Locate all lines in the data below that hold "matplotlib" and show them.

- STORED DATA -
********************
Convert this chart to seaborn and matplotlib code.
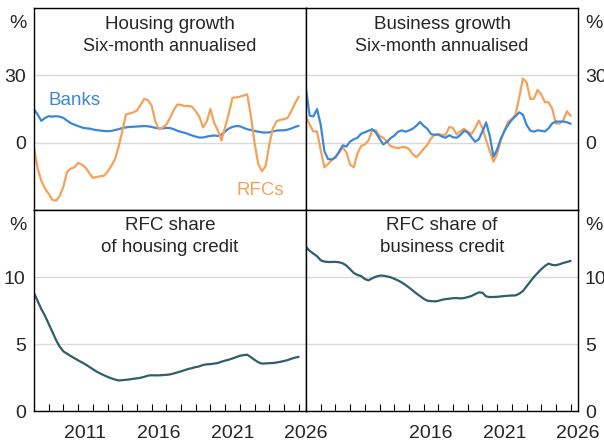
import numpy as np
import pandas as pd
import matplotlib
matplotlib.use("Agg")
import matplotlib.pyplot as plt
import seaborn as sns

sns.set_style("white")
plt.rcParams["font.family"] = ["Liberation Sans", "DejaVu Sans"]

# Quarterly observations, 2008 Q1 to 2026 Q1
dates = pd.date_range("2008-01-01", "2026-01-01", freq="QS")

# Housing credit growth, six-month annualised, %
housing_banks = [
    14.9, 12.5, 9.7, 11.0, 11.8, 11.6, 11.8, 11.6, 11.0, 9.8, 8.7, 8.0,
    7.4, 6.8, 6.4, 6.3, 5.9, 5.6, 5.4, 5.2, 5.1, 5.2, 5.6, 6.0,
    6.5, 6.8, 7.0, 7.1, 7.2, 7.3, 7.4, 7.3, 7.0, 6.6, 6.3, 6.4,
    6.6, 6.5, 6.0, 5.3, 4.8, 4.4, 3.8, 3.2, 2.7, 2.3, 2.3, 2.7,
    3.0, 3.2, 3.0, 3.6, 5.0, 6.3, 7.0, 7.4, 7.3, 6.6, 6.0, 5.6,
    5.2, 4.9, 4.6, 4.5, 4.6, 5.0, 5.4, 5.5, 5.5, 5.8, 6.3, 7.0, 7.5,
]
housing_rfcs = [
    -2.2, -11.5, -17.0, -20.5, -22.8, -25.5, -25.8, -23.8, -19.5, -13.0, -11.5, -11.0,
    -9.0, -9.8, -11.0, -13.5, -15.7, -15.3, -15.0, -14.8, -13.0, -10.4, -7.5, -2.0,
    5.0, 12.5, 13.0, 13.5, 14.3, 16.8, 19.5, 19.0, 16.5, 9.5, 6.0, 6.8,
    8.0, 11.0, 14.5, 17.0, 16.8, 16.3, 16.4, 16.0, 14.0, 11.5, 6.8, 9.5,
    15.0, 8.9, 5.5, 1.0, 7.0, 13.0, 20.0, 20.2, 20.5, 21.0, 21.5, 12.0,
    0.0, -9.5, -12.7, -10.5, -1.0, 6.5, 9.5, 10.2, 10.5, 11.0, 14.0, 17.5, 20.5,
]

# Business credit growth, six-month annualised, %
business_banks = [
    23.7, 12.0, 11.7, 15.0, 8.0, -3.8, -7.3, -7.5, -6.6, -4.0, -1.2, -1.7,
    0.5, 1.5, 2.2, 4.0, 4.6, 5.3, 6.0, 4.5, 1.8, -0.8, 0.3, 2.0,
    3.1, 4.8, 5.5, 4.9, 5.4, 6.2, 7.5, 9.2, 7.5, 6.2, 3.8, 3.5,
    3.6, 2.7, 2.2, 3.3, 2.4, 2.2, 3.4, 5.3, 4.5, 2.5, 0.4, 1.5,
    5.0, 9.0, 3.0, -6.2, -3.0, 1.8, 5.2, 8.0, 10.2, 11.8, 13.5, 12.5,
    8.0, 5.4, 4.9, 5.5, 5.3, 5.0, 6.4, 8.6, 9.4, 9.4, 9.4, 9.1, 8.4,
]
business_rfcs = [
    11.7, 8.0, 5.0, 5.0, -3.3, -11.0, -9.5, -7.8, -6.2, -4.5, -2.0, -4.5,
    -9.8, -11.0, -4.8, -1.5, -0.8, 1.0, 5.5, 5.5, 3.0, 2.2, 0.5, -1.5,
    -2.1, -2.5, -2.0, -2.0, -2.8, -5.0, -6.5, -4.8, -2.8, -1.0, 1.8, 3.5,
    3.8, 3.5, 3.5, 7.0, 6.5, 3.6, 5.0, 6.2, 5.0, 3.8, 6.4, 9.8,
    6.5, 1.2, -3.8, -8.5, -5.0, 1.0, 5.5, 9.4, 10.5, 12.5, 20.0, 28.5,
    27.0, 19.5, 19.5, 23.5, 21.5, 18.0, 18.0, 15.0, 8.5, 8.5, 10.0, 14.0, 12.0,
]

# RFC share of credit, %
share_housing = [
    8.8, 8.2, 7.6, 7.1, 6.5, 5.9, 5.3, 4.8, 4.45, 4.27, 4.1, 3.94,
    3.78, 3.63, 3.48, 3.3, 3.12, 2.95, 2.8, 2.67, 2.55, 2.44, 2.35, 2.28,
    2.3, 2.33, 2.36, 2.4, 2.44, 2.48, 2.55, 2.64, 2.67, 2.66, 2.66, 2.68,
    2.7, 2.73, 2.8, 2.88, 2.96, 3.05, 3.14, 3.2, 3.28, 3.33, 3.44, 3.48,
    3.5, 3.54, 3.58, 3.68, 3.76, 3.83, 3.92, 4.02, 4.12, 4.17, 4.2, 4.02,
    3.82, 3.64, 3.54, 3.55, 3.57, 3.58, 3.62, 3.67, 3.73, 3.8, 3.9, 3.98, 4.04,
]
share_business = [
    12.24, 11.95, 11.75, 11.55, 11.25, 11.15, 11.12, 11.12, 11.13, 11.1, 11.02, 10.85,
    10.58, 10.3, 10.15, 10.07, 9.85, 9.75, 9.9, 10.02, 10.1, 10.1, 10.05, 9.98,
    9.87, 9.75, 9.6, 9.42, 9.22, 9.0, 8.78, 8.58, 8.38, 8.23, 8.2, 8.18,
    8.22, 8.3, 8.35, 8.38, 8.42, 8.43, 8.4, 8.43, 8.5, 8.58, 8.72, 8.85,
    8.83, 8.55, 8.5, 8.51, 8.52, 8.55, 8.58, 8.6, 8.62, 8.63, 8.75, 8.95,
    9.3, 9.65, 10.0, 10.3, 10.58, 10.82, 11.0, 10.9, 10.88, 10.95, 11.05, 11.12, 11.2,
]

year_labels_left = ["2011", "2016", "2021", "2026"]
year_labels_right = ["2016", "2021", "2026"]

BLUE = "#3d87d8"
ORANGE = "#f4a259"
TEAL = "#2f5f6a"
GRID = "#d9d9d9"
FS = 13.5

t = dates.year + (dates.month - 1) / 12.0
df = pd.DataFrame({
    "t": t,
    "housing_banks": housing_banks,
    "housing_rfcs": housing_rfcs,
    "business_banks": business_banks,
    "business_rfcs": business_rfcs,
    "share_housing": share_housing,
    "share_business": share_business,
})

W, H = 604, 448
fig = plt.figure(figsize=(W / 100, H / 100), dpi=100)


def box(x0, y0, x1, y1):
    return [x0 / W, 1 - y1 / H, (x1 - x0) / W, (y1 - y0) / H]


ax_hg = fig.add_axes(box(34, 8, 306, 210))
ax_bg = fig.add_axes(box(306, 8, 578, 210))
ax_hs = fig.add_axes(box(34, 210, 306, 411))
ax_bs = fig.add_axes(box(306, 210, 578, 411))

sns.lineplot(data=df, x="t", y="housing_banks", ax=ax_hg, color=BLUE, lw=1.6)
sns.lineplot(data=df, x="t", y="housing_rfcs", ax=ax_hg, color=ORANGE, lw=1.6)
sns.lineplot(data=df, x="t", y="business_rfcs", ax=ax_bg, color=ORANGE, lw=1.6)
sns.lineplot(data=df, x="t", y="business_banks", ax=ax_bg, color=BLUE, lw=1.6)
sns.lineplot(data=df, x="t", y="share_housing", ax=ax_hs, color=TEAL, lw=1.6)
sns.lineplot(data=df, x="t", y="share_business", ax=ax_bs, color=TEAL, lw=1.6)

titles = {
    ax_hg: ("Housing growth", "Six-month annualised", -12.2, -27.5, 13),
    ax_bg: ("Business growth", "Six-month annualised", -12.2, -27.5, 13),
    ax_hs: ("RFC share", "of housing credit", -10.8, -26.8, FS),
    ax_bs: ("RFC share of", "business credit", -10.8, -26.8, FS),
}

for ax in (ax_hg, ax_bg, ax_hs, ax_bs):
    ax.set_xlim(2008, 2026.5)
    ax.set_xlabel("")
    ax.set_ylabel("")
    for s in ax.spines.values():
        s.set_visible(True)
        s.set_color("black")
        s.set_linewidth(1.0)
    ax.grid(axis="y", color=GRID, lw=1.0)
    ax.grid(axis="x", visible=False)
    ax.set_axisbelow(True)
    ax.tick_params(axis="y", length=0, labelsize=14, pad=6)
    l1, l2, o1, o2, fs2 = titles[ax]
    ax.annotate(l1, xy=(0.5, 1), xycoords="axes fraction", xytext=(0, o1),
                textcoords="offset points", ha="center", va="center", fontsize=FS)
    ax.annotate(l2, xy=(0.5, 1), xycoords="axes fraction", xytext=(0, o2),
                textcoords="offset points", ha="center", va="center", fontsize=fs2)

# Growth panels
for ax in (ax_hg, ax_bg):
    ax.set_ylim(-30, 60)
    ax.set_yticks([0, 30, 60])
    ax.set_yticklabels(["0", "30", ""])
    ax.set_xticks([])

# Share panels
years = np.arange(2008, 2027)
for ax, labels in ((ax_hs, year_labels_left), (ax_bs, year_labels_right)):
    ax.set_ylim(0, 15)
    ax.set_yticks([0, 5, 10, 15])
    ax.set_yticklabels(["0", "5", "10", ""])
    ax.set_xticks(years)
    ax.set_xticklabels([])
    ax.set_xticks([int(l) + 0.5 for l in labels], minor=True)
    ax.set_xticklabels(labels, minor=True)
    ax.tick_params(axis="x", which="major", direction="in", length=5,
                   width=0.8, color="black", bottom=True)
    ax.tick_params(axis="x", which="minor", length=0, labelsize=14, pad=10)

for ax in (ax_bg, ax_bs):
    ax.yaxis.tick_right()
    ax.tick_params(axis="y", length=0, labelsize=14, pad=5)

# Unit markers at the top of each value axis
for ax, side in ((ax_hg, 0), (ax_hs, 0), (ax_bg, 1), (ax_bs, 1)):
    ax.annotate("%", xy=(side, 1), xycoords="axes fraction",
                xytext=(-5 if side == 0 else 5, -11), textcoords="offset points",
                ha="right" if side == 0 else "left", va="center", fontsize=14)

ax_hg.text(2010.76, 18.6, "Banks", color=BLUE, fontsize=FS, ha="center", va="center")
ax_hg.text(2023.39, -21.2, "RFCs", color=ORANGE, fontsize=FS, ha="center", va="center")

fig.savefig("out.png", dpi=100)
********************
- SOLUTION -
Convert this chart to seaborn and matplotlib code.
import matplotlib
matplotlib.use("Agg")
import matplotlib.pyplot as plt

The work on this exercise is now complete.